• INSTRUCTIONS TO FOLLOW:
Reproduce all of the data below without alteration; exclude every picture.
---------------
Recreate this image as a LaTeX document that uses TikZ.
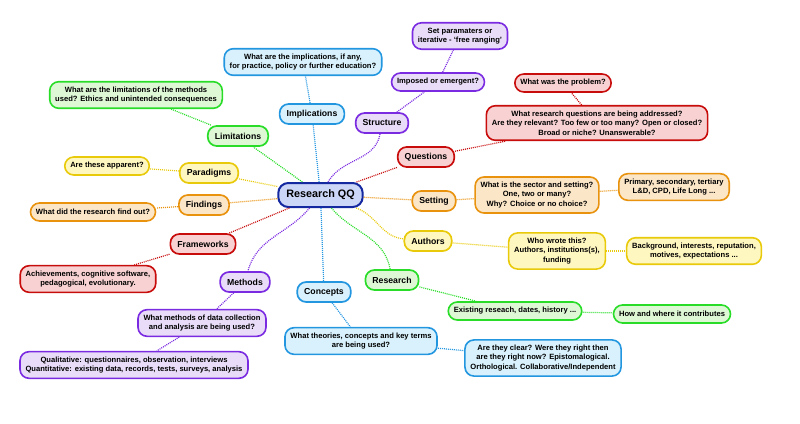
\documentclass[tikz,border=0pt]{standalone}
\usepackage{fontspec}
\setmainfont{Liberation Sans}
\definecolor{qqnavy}{HTML}{1428A0}
\definecolor{qqnavyfill}{HTML}{CCD6F6}
\definecolor{qqblue}{HTML}{2396E0}
\definecolor{qqbluefill}{HTML}{D8F1FC}
\definecolor{qqpurple}{HTML}{7A2AE0}
\definecolor{qqpurplefill}{HTML}{E8DCF8}
\definecolor{qqred}{HTML}{C80C0C}
\definecolor{qqredfill}{HTML}{F8D2D2}
\definecolor{qqorange}{HTML}{E8920E}
\definecolor{qqorangefill}{HTML}{FCE6C8}
\definecolor{qqyellow}{HTML}{E8CA0A}
\definecolor{qqyellowfill}{HTML}{FFF7C0}
\definecolor{qqgreen}{HTML}{28DC28}
\definecolor{qqgreenfill}{HTML}{DEF8D6}

\begin{document}
\begin{tikzpicture}[
    topic/.style={draw, rounded corners=9pt, line width=1.7pt, inner xsep=7pt, minimum height=20pt,
        font=\bfseries\fontsize{8.7}{10}\selectfont},
    leaf/.style={draw, rounded corners=9pt, line width=1.6pt, inner xsep=5.5pt, inner ysep=5pt,
        minimum height=18pt, align=center, font=\bfseries\fontsize{7.6}{9.5}\selectfont},
    bluebox/.style={draw=qqblue, fill=qqbluefill},
    purplebox/.style={draw=qqpurple, fill=qqpurplefill},
    redbox/.style={draw=qqred, fill=qqredfill},
    orangebox/.style={draw=qqorange, fill=qqorangefill},
    yellowbox/.style={draw=qqyellow, fill=qqyellowfill},
    greenbox/.style={draw=qqgreen, fill=qqgreenfill},
    link/.style={line width=1.2pt, dash pattern=on 1pt off 1pt},
    x=1pt, y=-1pt]

    \useasboundingbox (0, 0) rectangle (800, 423);

    % ----- the central question
    \node[topic, draw=qqnavy, fill=qqnavyfill, line width=2pt, rounded corners=10pt, minimum height=24pt,
        inner xsep=8pt, font=\bfseries\fontsize{10.8}{12}\selectfont] (root) at (320.5, 195) {Research QQ};

    % ----- first ring of topics
    \node[topic, bluebox]   (impl)      at (312, 114) {Implications};
    \node[topic, purplebox] (struct)    at (382, 123) {Structure};
    \node[topic, redbox]    (quest)     at (426, 157) {Questions};
    \node[topic, orangebox] (setting)   at (434, 201) {Setting};
    \node[topic, yellowbox] (authors)   at (428, 241) {Authors};
    \node[topic, greenbox]  (research)  at (392, 280) {Research};
    \node[topic, bluebox]   (concepts)  at (324, 292) {Concepts};
    \node[topic, purplebox] (methods)   at (245, 282) {Methods};
    \node[topic, redbox]    (frames)    at (203, 244) {Frameworks};
    \node[topic, orangebox] (finds)     at (204, 205) {Findings};
    \node[topic, yellowbox] (paradigms) at (209, 173) {Paradigms};
    \node[topic, greenbox]  (limits)    at (238, 136) {Limitations};

    % ----- prompts hanging off each topic
    \node[leaf, bluebox]   (impl1)      at (303, 62)  {What are the implications, if any,\\for practice, policy or further education?};
    \node[leaf, purplebox] (struct1)    at (438, 82)  {Imposed or emergent?};
    \node[leaf, purplebox] (struct2)    at (460, 36)  {Set paramaters or\\iterative - `free ranging'};
    \node[leaf, redbox]    (quest1)     at (597, 123) {What research questions are being addressed?\\Are they relevant? Too few or too many? Open or closed?\\Broad or niche? Unanswerable?};
    \node[leaf, redbox]    (quest2)     at (563, 83)  {What was the problem?};
    \node[leaf, orangebox] (setting1)   at (537, 195) {What is the sector and setting?\\One, two or many?\\Why? Choice or no choice?};
    \node[leaf, orangebox] (setting2)   at (674, 187) {Primary, secondary, tertiary\\L\&D, CPD, Life Long ...};
    \node[leaf, yellowbox] (authors1)   at (557, 251) {Who wrote this?\\Authors, institutions(s),\\funding};
    \node[leaf, yellowbox] (authors2)   at (694, 251) {Background, interests, reputation,\\motives, expectations ...};
    \node[leaf, greenbox]  (research1)  at (515, 311) {Existing reseach, dates, history ...};
    \node[leaf, greenbox]  (research2)  at (672, 314) {How and where it contributes};
    \node[leaf, bluebox]   (concepts1)  at (361, 341) {What theories, concepts and key terms\\are being used?};
    \node[leaf, bluebox]   (concepts2)  at (543, 358) {Are they clear? Were they right then\\are they right now? Epistomalogical.\\Orthological. Collaborative/Independent};
    \node[leaf, purplebox] (methods1)   at (202, 323) {What methods of data collection\\and analysis are being used?};
    \node[leaf, purplebox] (methods2)   at (134, 365) {Qualitative: questionnaires, observation, interviews\\Quantitative: existing data, records, tests, surveys, analysis};
    \node[leaf, redbox]    (frames1)    at (88, 279)  {Achievements, cognitive software,\\pedagogical, evolutionary.};
    \node[leaf, orangebox] (finds1)     at (93, 212)  {What did the research find out?};
    \node[leaf, yellowbox] (paradigms1) at (107, 166) {Are these apparent?};
    \node[leaf, greenbox]  (limits1)    at (136, 95)  {What are the limitations of the methods\\used? Ethics and unintended consequences};

    % ----- branches from the centre
    \draw[link, qqblue]   (root) -- (impl);
    \draw[link, qqpurple] (root) to[out=60, in=-100] (struct);
    \draw[link, qqred]    (root) -- (quest);
    \draw[link, qqorange] (root) -- (setting);
    \draw[link, qqyellow] (root) to[out=-20, in=175] (authors);
    \draw[link, qqgreen]  (root) to[out=-50, in=100] (research);
    \draw[link, qqblue]   (root) -- (concepts);
    \draw[link, qqpurple] (root) to[out=-130, in=75] (methods);
    \draw[link, qqred]    (root) -- (frames);
    \draw[link, qqorange] (root) -- (finds);
    \draw[link, qqyellow] (root) -- (paradigms);
    \draw[link, qqgreen]  (root) -- (limits);

    % ----- twigs out to the prompts
    \foreach \a/\b/\c in {impl/impl1/qqblue, struct/struct1/qqpurple, struct1/struct2/qqpurple,
        quest/quest1/qqred, quest1/quest2/qqred, setting/setting1/qqorange, setting1/setting2/qqorange,
        authors/authors1/qqyellow, authors1/authors2/qqyellow, research/research1/qqgreen,
        research1/research2/qqgreen, concepts/concepts1/qqblue, concepts1/concepts2/qqblue,
        methods/methods1/qqpurple, methods1/methods2/qqpurple, frames/frames1/qqred,
        finds/finds1/qqorange, paradigms/paradigms1/qqyellow, limits/limits1/qqgreen} {
        \draw[link, \c] (\a) -- (\b);
    }
\end{tikzpicture}
\end{document}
---------------
• PROBLEM SOLUTION:
Recreate this image as a LaTeX document that uses TikZ.
\documentclass[tikz,border=0pt]{standalone}
\usepackage{fontspec}
\setmainfont{Liberation Sans}
\definecolor{qqnavy}{HTML}{1428A0}
\definecolor{qqnavyfill}{HTML}{CCD6F6}
\definecolor{qqblue}{HTML}{2396E0}
\definecolor{qqbluefill}{HTML}{D8F1FC}
\definecolor{qqpurple}{HTML}{7A2AE0}
\definecolor{qqpurplefill}{HTML}{E8DCF8}
\definecolor{qqred}{HTML}{C80C0C}
\definecolor{qqredfill}{HTML}{F8D2D2}
\definecolor{qqorange}{HTML}{E8920E}
\definecolor{qqorangefill}{HTML}{FCE6C8}
\definecolor{qqyellow}{HTML}{E8CA0A}
\definecolor{qqyellowfill}{HTML}{FFF7C0}
\definecolor{qqgreen}{HTML}{28DC28}
\definecolor{qqgreenfill}{HTML}{DEF8D6}

\begin{document}
\begin{tikzpicture}[
    topic/.style={draw, rounded corners=9pt, line width=1.7pt, inner xsep=7pt, minimum height=20pt,
        font=\bfseries\fontsize{8.7}{10}\selectfont},
    leaf/.style={draw, rounded corners=9pt, line width=1.6pt, inner xsep=5.5pt, inner ysep=5pt,
        minimum height=18pt, align=center, font=\bfseries\fontsize{7.6}{9.5}\selectfont},
    bluebox/.style={draw=qqblue, fill=qqbluefill},
    purplebox/.style={draw=qqpurple, fill=qqpurplefill},
    redbox/.style={draw=qqred, fill=qqredfill},
    orangebox/.style={draw=qqorange, fill=qqorangefill},
    yellowbox/.style={draw=qqyellow, fill=qqyellowfill},
    greenbox/.style={draw=qqgreen, fill=qqgreenfill},
    link/.style={line width=1.2pt, dash pattern=on 1pt off 1pt},
    x=1pt, y=-1pt]

    \useasboundingbox (0, 0) rectangle (800, 423);

    % ----- the central question
    \node[topic, draw=qqnavy, fill=qqnavyfill, line width=2pt, rounded corners=10pt, minimum height=24pt,
        inner xsep=8pt, font=\bfseries\fontsize{10.8}{12}\selectfont] (root) at (320.5, 195) {Research QQ};

    % ----- first ring of topics
    \node[topic, bluebox]   (impl)      at (312, 114) {Implications};
    \node[topic, purplebox] (struct)    at (382, 123) {Structure};
    \node[topic, redbox]    (quest)     at (426, 157) {Questions};
    \node[topic, orangebox] (setting)   at (434, 201) {Setting};
    \node[topic, yellowbox] (authors)   at (428, 241) {Authors};
    \node[topic, greenbox]  (research)  at (392, 280) {Research};
    \node[topic, bluebox]   (concepts)  at (324, 292) {Concepts};
    \node[topic, purplebox] (methods)   at (245, 282) {Methods};
    \node[topic, redbox]    (frames)    at (203, 244) {Frameworks};
    \node[topic, orangebox] (finds)     at (204, 205) {Findings};
    \node[topic, yellowbox] (paradigms) at (209, 173) {Paradigms};
    \node[topic, greenbox]  (limits)    at (238, 136) {Limitations};

    % ----- prompts hanging off each topic
    \node[leaf, bluebox]   (impl1)      at (303, 62)  {What are the implications, if any,\\for practice, policy or further education?};
    \node[leaf, purplebox] (struct1)    at (438, 82)  {Imposed or emergent?};
    \node[leaf, purplebox] (struct2)    at (460, 36)  {Set paramaters or\\iterative - `free ranging'};
    \node[leaf, redbox]    (quest1)     at (597, 123) {What research questions are being addressed?\\Are they relevant? Too few or too many? Open or closed?\\Broad or niche? Unanswerable?};
    \node[leaf, redbox]    (quest2)     at (563, 83)  {What was the problem?};
    \node[leaf, orangebox] (setting1)   at (537, 195) {What is the sector and setting?\\One, two or many?\\Why? Choice or no choice?};
    \node[leaf, orangebox] (setting2)   at (674, 187) {Primary, secondary, tertiary\\L\&D, CPD, Life Long ...};
    \node[leaf, yellowbox] (authors1)   at (557, 251) {Who wrote this?\\Authors, institutions(s),\\funding};
    \node[leaf, yellowbox] (authors2)   at (694, 251) {Background, interests, reputation,\\motives, expectations ...};
    \node[leaf, greenbox]  (research1)  at (515, 311) {Existing reseach, dates, history ...};
    \node[leaf, greenbox]  (research2)  at (672, 314) {How and where it contributes};
    \node[leaf, bluebox]   (concepts1)  at (361, 341) {What theories, concepts and key terms\\are being used?};
    \node[leaf, bluebox]   (concepts2)  at (543, 358) {Are they clear? Were they right then\\are they right now? Epistomalogical.\\Orthological. Collaborative/Independent};
    \node[leaf, purplebox] (methods1)   at (202, 323) {What methods of data collection\\and analysis are being used?};
    \node[leaf, purplebox] (methods2)   at (134, 365) {Qualitative: questionnaires, observation, interviews\\Quantitative: existing data, records, tests, surveys, analysis};
    \node[leaf, redbox]    (frames1)    at (88, 279)  {Achievements, cognitive software,\\pedagogical, evolutionary.};
    \node[leaf, orangebox] (finds1)     at (93, 212)  {What did the research find out?};
    \node[leaf, yellowbox] (paradigms1) at (107, 166) {Are these apparent?};
    \node[leaf, greenbox]  (limits1)    at (136, 95)  {What are the limitations of the methods\\used? Ethics and unintended consequences};

    % ----- branches from the centre
    \draw[link, qqblue]   (root) -- (impl);
    \draw[link, qqpurple] (root) to[out=60, in=-100] (struct);
    \draw[link, qqred]    (root) -- (quest);
    \draw[link, qqorange] (root) -- (setting);
    \draw[link, qqyellow] (root) to[out=-20, in=175] (authors);
    \draw[link, qqgreen]  (root) to[out=-50, in=100] (research);
    \draw[link, qqblue]   (root) -- (concepts);
    \draw[link, qqpurple] (root) to[out=-130, in=75] (methods);
    \draw[link, qqred]    (root) -- (frames);
    \draw[link, qqorange] (root) -- (finds);
    \draw[link, qqyellow] (root) -- (paradigms);
    \draw[link, qqgreen]  (root) -- (limits);

    % ----- twigs out to the prompts
    \foreach \a/\b/\c in {impl/impl1/qqblue, struct/struct1/qqpurple, struct1/struct2/qqpurple,
        quest/quest1/qqred, quest1/quest2/qqred, setting/setting1/qqorange, setting1/setting2/qqorange,
        authors/authors1/qqyellow, authors1/authors2/qqyellow, research/research1/qqgreen,
        research1/research2/qqgreen, concepts/concepts1/qqblue, concepts1/concepts2/qqblue,
        methods/methods1/qqpurple, methods1/methods2/qqpurple, frames/frames1/qqred,
        finds/finds1/qqorange, paradigms/paradigms1/qqyellow, limits/limits1/qqgreen} {
        \draw[link, \c] (\a) -- (\b);
    }
\end{tikzpicture}
\end{document}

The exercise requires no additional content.